Hi, Sarah Do you know how to check the available project storage space on snellius?

project space is 20 TB. about 52% of this is already used. So there is about 10 TB of space left. I can remove some directories to free up space. But this won't be enough. Can you run your model for a few years of input data and copy your data to CRIB or other places?

To get limits and current usage of the relevant disk, you can use myquota command. for example the command prjspc-quota /projects/0/einf2480/ give you qouta on project space.

Thanks for your information, Sarah. "global_data_Qianqian" is my directory. I need 18 TB for ERA5-Land data (20 years), and I have other variables maybe also several TB, but the result will be around 20TB too. How do you think for now we run 5 years on snellius for the parallel computing scaling up, now I am running for 1 computation block? Then, I copy the input and output to other places, and continue running other 15 years?

QianqianHan96 commented 1 year ago

@QianqianHan96 I am not sure if you are familiar with Snellius usage and accounting.
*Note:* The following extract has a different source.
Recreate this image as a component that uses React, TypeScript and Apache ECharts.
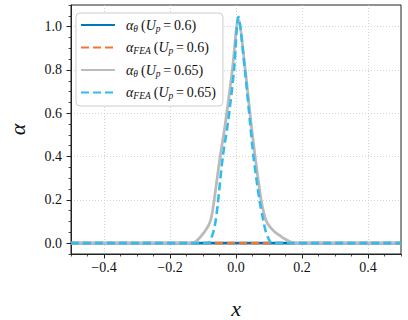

When submitting a job script, the project is charged for SBU. For one hour of usage of a full thin node, the SBU is 128, see acounting.

You can get the SBU information by command accinfo. For example, now, the SBU information for ecoextreml project is

Initial budget       : 100000:00
Used budget          : 60009:24
Remaining budget     : 39990:35. 

The minimum amount of SBU that can be set in a job script is 32. It means that even if your job is not using 32 cores, the project will be charged for 32 SBU. So, it is important to use the resources efficiently.

Thanks for your reminding, I saw this information on snellius website. I will be careful with using it.

SarahAlidoost commented 1 year ago

Hi, Sarah Do you know how to check the available project storage space on snellius?

project space is 20 TB. about 52% of this is already used. So there is about 10 TB of space left. I can remove some directories to free up space. But this won't be enough. Can you run your model for a few years of input data and copy your data to CRIB or other places? To get limits and current usage of the relevant disk, you can use myquota command. for example the command prjspc-quota /projects/0/einf2480/ give you qouta on project space.

Thanks for your information, Sarah. "global_data_Qianqian" is my directory. I need 18 TB for ERA5-Land data (20 years), and I have other variables maybe also several TB, but the result will be around 20TB too. How do you think for now we run 5 years on snellius for the parallel computing scaling up, now I am running for 1 computation block?

it is better first to estimate how much space is needed for all input/output of 1 year. Then check the memory usage for 1 computing block. The parallel variables can be the number of years and the number of spatial units.

QianqianHan96 commented 1 year ago

Hi, Sarah Do you know how to check the available project storage space on snellius?

project space is 20 TB. about 52% of this is already used. So there is about 10 TB of space left. I can remove some directories to free up space. But this won't be enough. Can you run your model for a few years of input data and copy your data to CRIB or other places? To get limits and current usage of the relevant disk, you can use myquota command. for example the command prjspc-quota /projects/0/einf2480/ give you qouta on project space.

Thanks for your information, Sarah. "global_data_Qianqian" is my directory. I need 18 TB for ERA5-Land data (20 years), and I have other variables maybe also several TB, but the result will be around 20TB too. How do you think for now we run 5 years on snellius for the parallel computing scaling up, now I am running for 1 computation block?

it is better first to estimate how much space is needed for all input/output of 1 year. Then check the memory usage for 1 computing block. The parallel variables can be the number of years and the number of spatial units.

All input/output of 1 year at global scale is around 2.5-3 TB. I will let you know the running time and memory usage when the 1 computing block finish. Now it has been running for 17 hours.